Plan A – the Illusion of Not Having One
Sometimes I suffer the illusion that I don't have a Plan A, only because it is not obvious to me … until it gets sabotaged or thwarted in some way. Then I realize that I had an unconscious Plan A. Sometimes those are the hardest to get over, because they often have the most investment of my emotional energy.
My first job after I had Rebecca was with a very small oil company consultancy – 2 men and me. The owner/president was a customer I had known from my previous job. The Plan A I didn't know I had was that the owner/president would be as supportive as he had been during our previous interactions. My Plan A conflicted with his Plan A – which was to get me in his bed. He was a married man with 4 grown children. He told me I would be fired if I didn't. To make matters worse, the other man in the office, who I had thought my friend, watched the whole situation go down and did nothing – not even sympathize.
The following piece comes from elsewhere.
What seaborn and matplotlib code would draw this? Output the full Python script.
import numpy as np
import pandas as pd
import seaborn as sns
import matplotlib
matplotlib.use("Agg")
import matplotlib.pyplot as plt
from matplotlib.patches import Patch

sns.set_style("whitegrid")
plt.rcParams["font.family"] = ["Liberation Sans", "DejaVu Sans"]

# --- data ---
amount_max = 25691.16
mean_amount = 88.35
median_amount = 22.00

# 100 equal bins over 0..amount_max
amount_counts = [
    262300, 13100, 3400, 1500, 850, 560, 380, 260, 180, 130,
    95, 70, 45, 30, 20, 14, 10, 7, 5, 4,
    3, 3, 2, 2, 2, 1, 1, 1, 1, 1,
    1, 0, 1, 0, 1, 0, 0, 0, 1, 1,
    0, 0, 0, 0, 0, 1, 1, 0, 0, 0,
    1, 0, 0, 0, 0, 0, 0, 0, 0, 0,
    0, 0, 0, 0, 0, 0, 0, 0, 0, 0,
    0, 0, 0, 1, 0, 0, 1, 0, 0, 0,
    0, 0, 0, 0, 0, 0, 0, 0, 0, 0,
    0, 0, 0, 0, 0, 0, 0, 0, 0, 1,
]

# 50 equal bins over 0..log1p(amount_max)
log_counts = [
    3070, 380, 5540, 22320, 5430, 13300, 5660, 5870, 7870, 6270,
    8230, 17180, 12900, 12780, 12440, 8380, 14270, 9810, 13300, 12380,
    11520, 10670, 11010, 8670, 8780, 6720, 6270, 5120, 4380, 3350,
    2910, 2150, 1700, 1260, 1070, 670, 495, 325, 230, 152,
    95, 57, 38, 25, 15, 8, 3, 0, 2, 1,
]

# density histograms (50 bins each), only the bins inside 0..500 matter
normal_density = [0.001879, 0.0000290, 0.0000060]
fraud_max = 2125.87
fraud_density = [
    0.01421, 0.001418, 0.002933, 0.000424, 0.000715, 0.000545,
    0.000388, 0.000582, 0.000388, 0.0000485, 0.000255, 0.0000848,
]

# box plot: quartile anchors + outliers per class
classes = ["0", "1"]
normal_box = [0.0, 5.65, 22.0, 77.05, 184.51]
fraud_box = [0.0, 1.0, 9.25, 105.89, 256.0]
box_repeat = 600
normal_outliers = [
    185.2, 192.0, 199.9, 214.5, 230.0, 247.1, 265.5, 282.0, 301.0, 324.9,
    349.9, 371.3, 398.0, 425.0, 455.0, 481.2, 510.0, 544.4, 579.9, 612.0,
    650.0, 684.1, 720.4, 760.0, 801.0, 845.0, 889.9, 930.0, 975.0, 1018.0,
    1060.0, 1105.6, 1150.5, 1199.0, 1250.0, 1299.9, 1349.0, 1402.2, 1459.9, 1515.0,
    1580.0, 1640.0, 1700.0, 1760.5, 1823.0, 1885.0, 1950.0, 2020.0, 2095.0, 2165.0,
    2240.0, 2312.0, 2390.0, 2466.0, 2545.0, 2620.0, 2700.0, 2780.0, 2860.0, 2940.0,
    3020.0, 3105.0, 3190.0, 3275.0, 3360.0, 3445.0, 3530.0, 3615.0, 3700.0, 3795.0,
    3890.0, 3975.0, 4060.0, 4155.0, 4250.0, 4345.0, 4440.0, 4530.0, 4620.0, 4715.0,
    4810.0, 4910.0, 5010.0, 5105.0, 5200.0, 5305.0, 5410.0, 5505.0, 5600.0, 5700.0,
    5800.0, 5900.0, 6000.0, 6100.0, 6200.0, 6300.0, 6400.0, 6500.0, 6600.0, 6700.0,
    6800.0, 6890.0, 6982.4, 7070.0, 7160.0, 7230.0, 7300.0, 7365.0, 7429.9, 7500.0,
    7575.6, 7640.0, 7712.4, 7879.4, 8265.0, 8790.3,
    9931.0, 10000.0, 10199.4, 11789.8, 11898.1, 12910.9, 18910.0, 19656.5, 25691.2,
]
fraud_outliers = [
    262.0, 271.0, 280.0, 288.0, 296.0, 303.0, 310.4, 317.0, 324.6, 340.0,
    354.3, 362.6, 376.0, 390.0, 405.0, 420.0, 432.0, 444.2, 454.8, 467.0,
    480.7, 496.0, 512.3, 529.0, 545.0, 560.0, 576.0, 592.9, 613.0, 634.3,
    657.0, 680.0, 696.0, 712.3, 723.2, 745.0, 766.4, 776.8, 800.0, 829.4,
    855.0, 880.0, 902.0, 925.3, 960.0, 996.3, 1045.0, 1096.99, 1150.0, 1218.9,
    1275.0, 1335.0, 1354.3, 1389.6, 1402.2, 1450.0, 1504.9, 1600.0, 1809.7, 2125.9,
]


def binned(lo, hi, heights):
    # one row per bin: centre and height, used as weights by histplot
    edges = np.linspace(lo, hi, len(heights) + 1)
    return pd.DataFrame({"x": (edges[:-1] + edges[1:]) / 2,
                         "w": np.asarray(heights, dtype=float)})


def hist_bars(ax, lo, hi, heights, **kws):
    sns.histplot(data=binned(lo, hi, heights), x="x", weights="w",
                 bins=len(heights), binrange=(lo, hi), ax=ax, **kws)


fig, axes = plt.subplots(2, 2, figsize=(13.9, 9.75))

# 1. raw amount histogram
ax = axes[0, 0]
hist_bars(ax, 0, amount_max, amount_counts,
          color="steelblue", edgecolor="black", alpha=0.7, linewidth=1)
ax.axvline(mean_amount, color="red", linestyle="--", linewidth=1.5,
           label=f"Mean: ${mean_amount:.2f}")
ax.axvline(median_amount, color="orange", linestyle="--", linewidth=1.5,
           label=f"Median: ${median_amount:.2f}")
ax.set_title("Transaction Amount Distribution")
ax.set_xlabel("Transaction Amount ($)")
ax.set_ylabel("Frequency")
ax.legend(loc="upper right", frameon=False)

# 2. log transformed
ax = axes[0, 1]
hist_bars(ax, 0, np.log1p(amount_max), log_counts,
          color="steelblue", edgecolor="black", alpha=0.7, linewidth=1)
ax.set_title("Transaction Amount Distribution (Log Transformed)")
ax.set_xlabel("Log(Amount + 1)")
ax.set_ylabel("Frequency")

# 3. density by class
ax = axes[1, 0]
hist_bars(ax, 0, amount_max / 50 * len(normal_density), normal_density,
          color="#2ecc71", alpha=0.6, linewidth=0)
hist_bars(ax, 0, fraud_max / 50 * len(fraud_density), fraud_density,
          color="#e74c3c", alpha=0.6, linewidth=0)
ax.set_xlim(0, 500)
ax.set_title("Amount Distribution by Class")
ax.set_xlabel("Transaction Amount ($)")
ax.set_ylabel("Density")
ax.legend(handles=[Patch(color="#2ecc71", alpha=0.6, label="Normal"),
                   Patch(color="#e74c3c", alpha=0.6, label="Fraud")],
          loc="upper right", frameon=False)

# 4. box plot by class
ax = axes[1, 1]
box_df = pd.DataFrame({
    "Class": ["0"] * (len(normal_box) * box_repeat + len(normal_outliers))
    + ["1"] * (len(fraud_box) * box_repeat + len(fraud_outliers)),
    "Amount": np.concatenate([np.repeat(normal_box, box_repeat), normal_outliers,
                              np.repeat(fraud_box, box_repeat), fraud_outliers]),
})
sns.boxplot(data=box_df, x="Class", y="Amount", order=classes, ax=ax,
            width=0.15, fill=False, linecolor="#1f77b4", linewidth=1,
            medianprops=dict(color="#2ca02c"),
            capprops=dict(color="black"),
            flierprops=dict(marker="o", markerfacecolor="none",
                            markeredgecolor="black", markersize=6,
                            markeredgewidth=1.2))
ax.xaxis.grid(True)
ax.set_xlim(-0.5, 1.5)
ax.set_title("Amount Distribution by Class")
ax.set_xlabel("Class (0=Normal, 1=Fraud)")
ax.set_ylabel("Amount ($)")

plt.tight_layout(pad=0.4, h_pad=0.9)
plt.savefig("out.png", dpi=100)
Sexual harassment was not even on the radar at that time.
I was triply shocked – the physical intimidation, the betrayal by the accountant, and being fired were so far different from my assumptions, it took me a couple of weeks for it all to sink in. During that time, checking my hindsight, things fell into place – including a call from my previous company, telling me that this person was persona non grata at their office, because of his inappropriate sexual behavior.
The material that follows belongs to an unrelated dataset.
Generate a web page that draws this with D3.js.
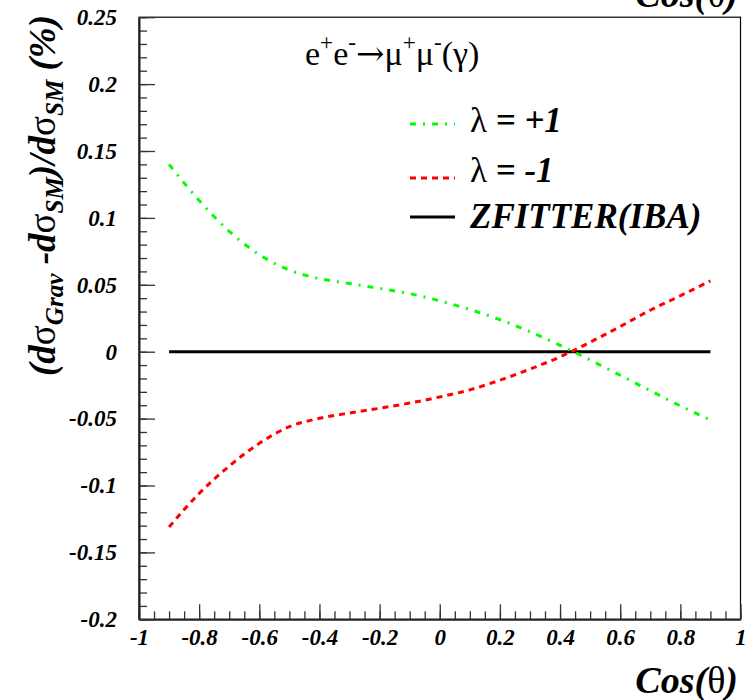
<!DOCTYPE html>
<html>
<head>
<meta charset="utf-8">
<script src="https://cdn.jsdelivr.net/npm/d3@7"></script>
<style>
  body { margin: 0; background: #fff; }
  svg { display: block; }
</style>
</head>
<body>
<script>
// Relative deviation of the graviton-exchange cross section from the SM, vs cos(theta)
const cosTheta = [-0.9, -0.8, -0.7, -0.6, -0.5, -0.4, -0.3, -0.2, -0.1, 0.0,
                  0.1, 0.2, 0.3, 0.4, 0.5, 0.6, 0.7, 0.8, 0.9];
const lambdaPlus = [0.140, 0.113, 0.090, 0.0725, 0.061, 0.0546, 0.051, 0.0473, 0.0434, 0.038,
                    0.0315, 0.024, 0.015, 0.0048, -0.0062, -0.0176, -0.0291, -0.0405, -0.051];
const lambdaMinus = [-0.131, -0.106, -0.0855, -0.0685, -0.056, -0.0498, -0.0458, -0.0423, -0.0384, -0.0338,
                     -0.0285, -0.0213, -0.013, -0.0039, 0.0071, 0.0188, 0.031, 0.0418, 0.053];
const zfitterIBA = [0, 0, 0, 0, 0, 0, 0, 0, 0, 0, 0, 0, 0, 0, 0, 0, 0, 0, 0];

const xTickValues = [-1, -0.8, -0.6, -0.4, -0.2, 0, 0.2, 0.4, 0.6, 0.8, 1];
const xTickLabels = ["-1", "-0.8", "-0.6", "-0.4", "-0.2", "0", "0.2", "0.4", "0.6", "0.8", "1"];
const yTickValues = [-0.2, -0.15, -0.1, -0.05, 0, 0.05, 0.1, 0.15, 0.2, 0.25];
const yTickLabels = ["-0.2", "-0.15", "-0.1", "-0.05", "0", "0.05", "0.1", "0.15", "0.2", "0.25"];

const W = 747, H = 700;
const plotL = 139, plotR = 740.5, plotT = 17.2, plotB = 619.3;
const serif = "Times New Roman";
const arrowFont = "DejaVu Serif";
const tickFont = 23;

const svg = d3.select("body").append("svg").attr("width", W).attr("height", H);

const x = d3.scaleLinear().domain([-1, 1]).range([plotL, plotR]);
const y = d3.scaleLinear().domain([-0.2, 0.25]).range([plotB, plotT]);

// Frame
svg.append("rect")
  .attr("x", plotL).attr("y", plotT)
  .attr("width", plotR - plotL).attr("height", plotB - plotT)
  .attr("fill", "none").attr("stroke", "#000").attr("stroke-width", 1.2);

// Minor ticks
const xMinor = d3.range(-1, 1.0001, 0.05).map(v => +v.toFixed(2));
const yMinor = d3.range(-0.2, 0.2501, 0.01).map(v => +v.toFixed(2));

svg.append("g").attr("transform", `translate(0,${plotB})`)
  .call(d3.axisBottom(x).tickValues(xMinor).tickSize(-8).tickSizeOuter(0).tickFormat(""))
  .call(g => g.select(".domain").remove())
  .selectAll("line").attr("stroke", "#333").attr("stroke-width", 1.3);

svg.append("g").attr("transform", `translate(${plotL},0)`)
  .call(d3.axisLeft(y).tickValues(yMinor).tickSize(-8).tickSizeOuter(0).tickFormat(""))
  .call(g => g.select(".domain").remove())
  .selectAll("line").attr("stroke", "#333").attr("stroke-width", 1.3);

// Major ticks and labels
const xAxis = svg.append("g").attr("transform", `translate(0,${plotB})`)
  .call(d3.axisBottom(x).tickValues(xTickValues).tickSize(-15).tickSizeOuter(0)
        .tickFormat((d, i) => xTickLabels[i]));
xAxis.select(".domain").attr("stroke", "#222").attr("stroke-width", 2);
xAxis.selectAll("line").attr("stroke", "#333").attr("stroke-width", 1.3);
xAxis.selectAll("text")
  .attr("y", 26).attr("dy", 0)
  .attr("font-size", tickFont)
  .attr("font-weight", "bold").attr("font-style", "italic").attr("fill", "#000");

const yAxis = svg.append("g").attr("transform", `translate(${plotL},0)`)
  .call(d3.axisLeft(y).tickValues(yTickValues).tickSize(-16).tickSizeOuter(0).tickPadding(22)
        .tickFormat((d, i) => yTickLabels[i]));
yAxis.select(".domain").attr("stroke", "#222").attr("stroke-width", 2);
yAxis.selectAll("line").attr("stroke", "#333").attr("stroke-width", 1.3);
yAxis.selectAll("text")
  .attr("font-size", tickFont)
  .attr("font-weight", "bold").attr("font-style", "italic").attr("fill", "#000");

// Rich text helper: segments of {t, greek, plain, sub, sup, font}
function richText(sel, segs, size) {
  let shift = 0;
  segs.forEach(s => {
    const target = s.sub ? size * 0.22 : s.sup ? -size * 0.45 : 0;
    const fs = (s.sub || s.sup) ? size * (s.scale || 0.68) : size * (s.rel || 1);
    sel.append("tspan")
      .attr("dy", target - shift)
      .attr("font-size", fs)
      .attr("font-weight", s.greek || s.plain ? "normal" : "bold")
      .attr("font-style", s.greek || s.plain ? "normal" : "italic")
      .attr("data-font", s.font || null)
      .text(s.t);
    shift = target;
  });
  return sel;
}

// Curves
const line = d3.line()
  .x((d, i) => x(cosTheta[i]))
  .y(d => y(d))
  .curve(d3.curveMonotoneX);

svg.append("path").datum(zfitterIBA)
  .attr("d", line).attr("fill", "none")
  .attr("stroke", "#000").attr("stroke-width", 3);

svg.append("path").datum(lambdaPlus)
  .attr("d", line).attr("fill", "none")
  .attr("stroke", "#00ff00").attr("stroke-width", 3)
  .attr("stroke-dasharray", "6,7,2,7");

svg.append("path").datum(lambdaMinus)
  .attr("d", line).attr("fill", "none")
  .attr("stroke", "#ff0000").attr("stroke-width", 3)
  .attr("stroke-dasharray", "6,5");

// Process label
richText(svg.append("text").attr("x", 305).attr("y", 65).attr("fill", "#000"),
  [{t: "e", plain: true}, {t: "+", plain: true, sup: true},
   {t: "e", plain: true}, {t: "-", plain: true, sup: true},
   {t: "\u2192", plain: true, font: arrowFont},
   {t: "\u03bc", plain: true}, {t: "+", plain: true, sup: true},
   {t: "\u03bc", plain: true}, {t: "-", plain: true, sup: true},
   {t: "(\u03b3)", plain: true}], 34);

// Legend
const legend = [
  {y: 124, ty: 132, color: "#00ff00", dash: "6,7,2,7",
   segs: [{t: "\u03bb", greek: true}, {t: " = +1"}]},
  {y: 178, ty: 182, color: "#ff0000", dash: "6,5",
   segs: [{t: "\u03bb", greek: true}, {t: " = -1"}]},
  {y: 217, ty: 228, color: "#000", dash: null,
   segs: [{t: "ZFITTER(IBA)"}]}
];
legend.forEach(l => {
  svg.append("line")
    .attr("x1", 410).attr("x2", 455).attr("y1", l.y).attr("y2", l.y)
    .attr("stroke", l.color).attr("stroke-width", 3)
    .attr("stroke-dasharray", l.dash);
  richText(svg.append("text").attr("x", 470).attr("y", l.ty).attr("fill", "#000"), l.segs, 35);
});

// Axis titles (the upper copy sits mostly above the page edge)
const xTitleSegs = [{t: "Cos("}, {t: "\u03b8", greek: true}, {t: ")"}];
richText(svg.append("text").attr("x", 738).attr("y", 693)
  .attr("text-anchor", "end").attr("fill", "#000"), xTitleSegs, 38);
richText(svg.append("text").attr("x", 738).attr("y", 7)
  .attr("text-anchor", "end").attr("fill", "#000"), xTitleSegs, 38);

richText(svg.append("text")
  .attr("transform", "translate(55,15) rotate(-90)")
  .attr("text-anchor", "end").attr("fill", "#000"),
  [{t: "(d"}, {t: "\u03c3", greek: true}, {t: "Grav", sub: true},
   {t: " -d"}, {t: "\u03c3", greek: true}, {t: "SM", sub: true},
   {t: ")/d"}, {t: "\u03c3", greek: true}, {t: "SM", sub: true},
   {t: " (%)"}], 37);

// One serif face for every label, set directly on each text run
svg.selectAll("text, tspan").each(function () {
  const el = d3.select(this);
  const fam = el.attr("data-font") || serif;
  el.attr("font-family", fam).style("font-family", `"${fam}"`);
});
</script>
</body>
</html>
Other Plan A's I didn't know I had – assuming I could participate from the sidelines, building walls I didn't need to protect myself from being vulnerable – those kinds of Plan A's. The ones that operated underground.
The same principle applies as when course correcting the conscious Plan A's: first be aware that some Plan A's are unknown – consciously look for them; then when you discover one, thoughtfully morph it into your best Plan B, put the new plan out there, and see what happens. It ALL works.